**Directions for this task:** Go through the entries below and retype them exactly, omitting each picture.
----- Data excerpts
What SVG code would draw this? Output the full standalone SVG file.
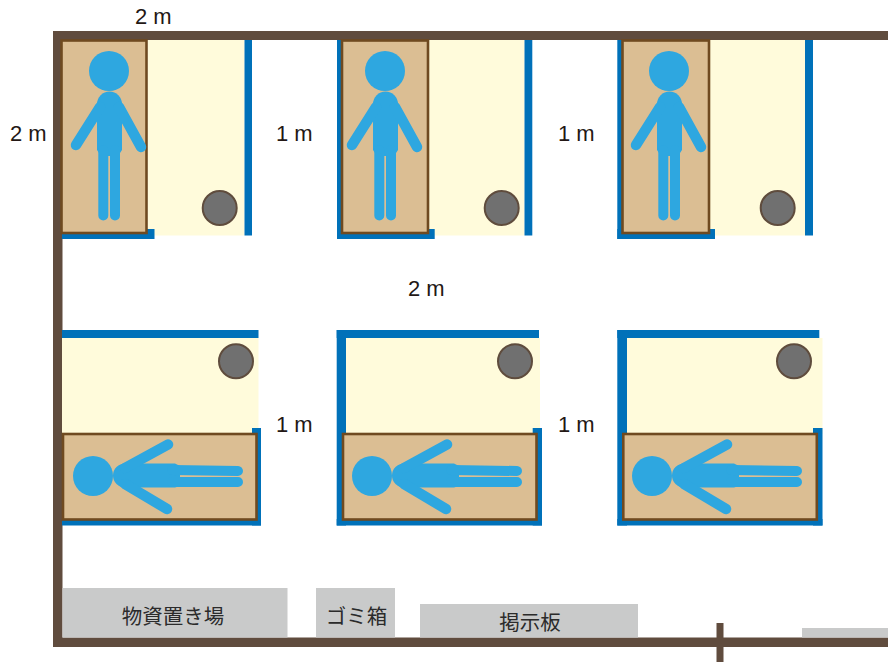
<svg xmlns="http://www.w3.org/2000/svg" width="888" height="663" viewBox="0 0 888 663">
<style>
.wall{fill:#604c3e}
.blue{fill:#0071b9}
.floor{fill:#fffbdb}
.mat{fill:#dbbe93;stroke:#6f4a20;stroke-width:2.6}
.bin{fill:#707070;stroke:#5f4c3d;stroke-width:2}
.fig{fill:#2ea7e0}
.limb{stroke:#2ea7e0;stroke-width:10.500;stroke-linecap:round;fill:none}
.leg{stroke:#2ea7e0;stroke-width:10;stroke-linecap:round;fill:none}
.box{fill:#c9caca}
.t{font-family:"Liberation Sans","Noto Sans CJK JP",sans-serif;font-size:22px;fill:#231815}
.j{font-family:"Noto Sans CJK JP",sans-serif;font-size:20.500px;fill:#2b2b2b;text-anchor:middle}
</style>
<defs>
<g id="pv">
<circle class="fig" cx="109" cy="71" r="20"/>
<path class="fig" d="M97 104a12.500 12.500 0 0 1 25 0V150l-4 6H101l-4-6Z"/>
<path class="limb" d="M100 107L76 145M119 107L141 147"/>
<path class="leg" d="M103.300 150V215.500M115 150V215.500"/>
</g>
<g id="ph">
<circle class="fig" cx="93" cy="476" r="20"/>
<path class="fig" d="M125 463.500H175L180 466V486L175 487.500H125a12 12 0 0 1 0-24Z"/>
<path class="limb" d="M125 468L168 444.500M125 484L167 509"/>
<path class="leg" d="M172 470L238 471M172 482L238 482"/>
</g>
</defs>
<g id="walls">
<rect class="wall" x="53" y="31" width="835" height="9"/>
<rect class="wall" x="53" y="31" width="9.500" height="616"/>
<rect class="wall" x="53" y="637.500" width="835" height="9.500"/>
<rect class="wall" x="716.500" y="623" width="7" height="39"/>
</g>
<g id="room-top-1">
<rect class="floor" x="148" y="40" width="96.500" height="195.500"/>
<rect class="blue" x="244.500" y="40" width="7.500" height="195.500"/>
<rect class="blue" x="62" y="229" width="92.500" height="10"/>
<rect class="mat" x="61.500" y="40.500" width="85" height="192.500"/>
<use href="#pv"/>
<circle class="bin" cx="219.700" cy="208" r="17"/>
</g>
<g id="room-top-2">
<rect class="floor" x="428" y="40" width="96.500" height="195.500"/>
<rect class="blue" x="524.500" y="40" width="7.800" height="195.500"/>
<rect class="blue" x="337" y="40" width="6" height="199"/>
<rect class="blue" x="337" y="229" width="97.700" height="10"/>
<rect class="mat" x="342" y="40.500" width="86" height="192.500"/>
<use href="#pv" x="276"/>
<circle class="bin" cx="501.700" cy="208" r="17"/>
</g>
<g id="room-top-3">
<rect class="floor" x="709" y="40" width="96" height="195.500"/>
<rect class="blue" x="805" y="40" width="8" height="195.500"/>
<rect class="blue" x="617.300" y="40" width="6" height="199"/>
<rect class="blue" x="617.300" y="229" width="97.700" height="10"/>
<rect class="mat" x="622.500" y="40.500" width="86.500" height="192.500"/>
<use href="#pv" x="560"/>
<circle class="bin" cx="777.700" cy="208" r="17"/>
</g>
<g id="room-bottom-1">
<rect class="floor" x="62" y="338" width="196.500" height="96"/>
<rect class="blue" x="62" y="330" width="196.500" height="8"/>
<rect class="blue" x="62" y="519" width="199" height="6.500"/>
<rect class="blue" x="252" y="428" width="9" height="97.500"/>
<rect class="mat" x="63" y="434" width="193.500" height="85.500"/>
<use href="#ph"/>
<circle class="bin" cx="236" cy="361.300" r="17"/>
</g>
<g id="room-bottom-2">
<rect class="floor" x="346" y="338" width="194" height="96"/>
<rect class="blue" x="336.700" y="330" width="202.300" height="8"/>
<rect class="blue" x="336.700" y="330" width="9.300" height="195.500"/>
<rect class="blue" x="336.700" y="519" width="205.300" height="6.500"/>
<rect class="blue" x="532.700" y="428" width="9.300" height="97.500"/>
<rect class="mat" x="343" y="434" width="193.500" height="85.500"/>
<use href="#ph" x="279"/>
<circle class="bin" cx="515" cy="361.300" r="17"/>
</g>
<g id="room-bottom-3">
<rect class="floor" x="627" y="338" width="195.500" height="96"/>
<rect class="blue" x="617.300" y="330" width="202" height="8"/>
<rect class="blue" x="617.300" y="330" width="9.700" height="195.500"/>
<rect class="blue" x="617.300" y="519" width="205.200" height="6.500"/>
<rect class="blue" x="813" y="428" width="9.500" height="97.500"/>
<rect class="mat" x="623.300" y="434" width="193.500" height="85.500"/>
<use href="#ph" x="559"/>
<circle class="bin" cx="794" cy="361.300" r="17"/>
</g>
<g id="storage"><rect class="box" x="62.500" y="588" width="225" height="49.500"/><text class="j" x="173" y="624">物資置き場</text></g>
<g id="trash"><rect class="box" x="316" y="588" width="79" height="49.500"/><text class="j" x="356.500" y="624">ゴミ箱</text></g>
<g id="board"><rect class="box" x="420" y="604" width="218" height="33.500"/><text class="j" x="530" y="630">掲示板</text></g>
<g id="box-right"><rect class="box" x="802" y="628" width="86" height="9.500"/></g>
<g id="labels">
<text class="t" x="135" y="24">2 m</text>
<text class="t" x="10" y="141">2 m</text>
<text class="t" x="276" y="141">1 m</text>
<text class="t" x="558" y="141">1 m</text>
<text class="t" x="408" y="296">2 m</text>
<text class="t" x="276" y="432">1 m</text>
<text class="t" x="558" y="432">1 m</text>
</g>
</svg>
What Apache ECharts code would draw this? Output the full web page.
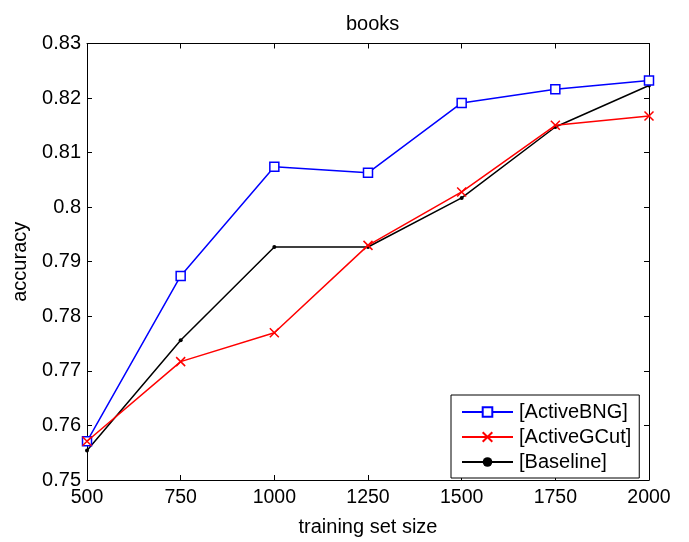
----------
**Finished answer:**
What SVG code would draw this? Output the full standalone SVG file.
<svg xmlns="http://www.w3.org/2000/svg" width="888" height="663" viewBox="0 0 888 663">
<style>
.wall{fill:#604c3e}
.blue{fill:#0071b9}
.floor{fill:#fffbdb}
.mat{fill:#dbbe93;stroke:#6f4a20;stroke-width:2.6}
.bin{fill:#707070;stroke:#5f4c3d;stroke-width:2}
.fig{fill:#2ea7e0}
.limb{stroke:#2ea7e0;stroke-width:10.500;stroke-linecap:round;fill:none}
.leg{stroke:#2ea7e0;stroke-width:10;stroke-linecap:round;fill:none}
.box{fill:#c9caca}
.t{font-family:"Liberation Sans","Noto Sans CJK JP",sans-serif;font-size:22px;fill:#231815}
.j{font-family:"Noto Sans CJK JP",sans-serif;font-size:20.500px;fill:#2b2b2b;text-anchor:middle}
</style>
<defs>
<g id="pv">
<circle class="fig" cx="109" cy="71" r="20"/>
<path class="fig" d="M97 104a12.500 12.500 0 0 1 25 0V150l-4 6H101l-4-6Z"/>
<path class="limb" d="M100 107L76 145M119 107L141 147"/>
<path class="leg" d="M103.300 150V215.500M115 150V215.500"/>
</g>
<g id="ph">
<circle class="fig" cx="93" cy="476" r="20"/>
<path class="fig" d="M125 463.500H175L180 466V486L175 487.500H125a12 12 0 0 1 0-24Z"/>
<path class="limb" d="M125 468L168 444.500M125 484L167 509"/>
<path class="leg" d="M172 470L238 471M172 482L238 482"/>
</g>
</defs>
<g id="walls">
<rect class="wall" x="53" y="31" width="835" height="9"/>
<rect class="wall" x="53" y="31" width="9.500" height="616"/>
<rect class="wall" x="53" y="637.500" width="835" height="9.500"/>
<rect class="wall" x="716.500" y="623" width="7" height="39"/>
</g>
<g id="room-top-1">
<rect class="floor" x="148" y="40" width="96.500" height="195.500"/>
<rect class="blue" x="244.500" y="40" width="7.500" height="195.500"/>
<rect class="blue" x="62" y="229" width="92.500" height="10"/>
<rect class="mat" x="61.500" y="40.500" width="85" height="192.500"/>
<use href="#pv"/>
<circle class="bin" cx="219.700" cy="208" r="17"/>
</g>
<g id="room-top-2">
<rect class="floor" x="428" y="40" width="96.500" height="195.500"/>
<rect class="blue" x="524.500" y="40" width="7.800" height="195.500"/>
<rect class="blue" x="337" y="40" width="6" height="199"/>
<rect class="blue" x="337" y="229" width="97.700" height="10"/>
<rect class="mat" x="342" y="40.500" width="86" height="192.500"/>
<use href="#pv" x="276"/>
<circle class="bin" cx="501.700" cy="208" r="17"/>
</g>
<g id="room-top-3">
<rect class="floor" x="709" y="40" width="96" height="195.500"/>
<rect class="blue" x="805" y="40" width="8" height="195.500"/>
<rect class="blue" x="617.300" y="40" width="6" height="199"/>
<rect class="blue" x="617.300" y="229" width="97.700" height="10"/>
<rect class="mat" x="622.500" y="40.500" width="86.500" height="192.500"/>
<use href="#pv" x="560"/>
<circle class="bin" cx="777.700" cy="208" r="17"/>
</g>
<g id="room-bottom-1">
<rect class="floor" x="62" y="338" width="196.500" height="96"/>
<rect class="blue" x="62" y="330" width="196.500" height="8"/>
<rect class="blue" x="62" y="519" width="199" height="6.500"/>
<rect class="blue" x="252" y="428" width="9" height="97.500"/>
<rect class="mat" x="63" y="434" width="193.500" height="85.500"/>
<use href="#ph"/>
<circle class="bin" cx="236" cy="361.300" r="17"/>
</g>
<g id="room-bottom-2">
<rect class="floor" x="346" y="338" width="194" height="96"/>
<rect class="blue" x="336.700" y="330" width="202.300" height="8"/>
<rect class="blue" x="336.700" y="330" width="9.300" height="195.500"/>
<rect class="blue" x="336.700" y="519" width="205.300" height="6.500"/>
<rect class="blue" x="532.700" y="428" width="9.300" height="97.500"/>
<rect class="mat" x="343" y="434" width="193.500" height="85.500"/>
<use href="#ph" x="279"/>
<circle class="bin" cx="515" cy="361.300" r="17"/>
</g>
<g id="room-bottom-3">
<rect class="floor" x="627" y="338" width="195.500" height="96"/>
<rect class="blue" x="617.300" y="330" width="202" height="8"/>
<rect class="blue" x="617.300" y="330" width="9.700" height="195.500"/>
<rect class="blue" x="617.300" y="519" width="205.200" height="6.500"/>
<rect class="blue" x="813" y="428" width="9.500" height="97.500"/>
<rect class="mat" x="623.300" y="434" width="193.500" height="85.500"/>
<use href="#ph" x="559"/>
<circle class="bin" cx="794" cy="361.300" r="17"/>
</g>
<g id="storage"><rect class="box" x="62.500" y="588" width="225" height="49.500"/><text class="j" x="173" y="624">物資置き場</text></g>
<g id="trash"><rect class="box" x="316" y="588" width="79" height="49.500"/><text class="j" x="356.500" y="624">ゴミ箱</text></g>
<g id="board"><rect class="box" x="420" y="604" width="218" height="33.500"/><text class="j" x="530" y="630">掲示板</text></g>
<g id="box-right"><rect class="box" x="802" y="628" width="86" height="9.500"/></g>
<g id="labels">
<text class="t" x="135" y="24">2 m</text>
<text class="t" x="10" y="141">2 m</text>
<text class="t" x="276" y="141">1 m</text>
<text class="t" x="558" y="141">1 m</text>
<text class="t" x="408" y="296">2 m</text>
<text class="t" x="276" y="432">1 m</text>
<text class="t" x="558" y="432">1 m</text>
</g>
</svg>
What Apache ECharts code would draw this? Output the full web page.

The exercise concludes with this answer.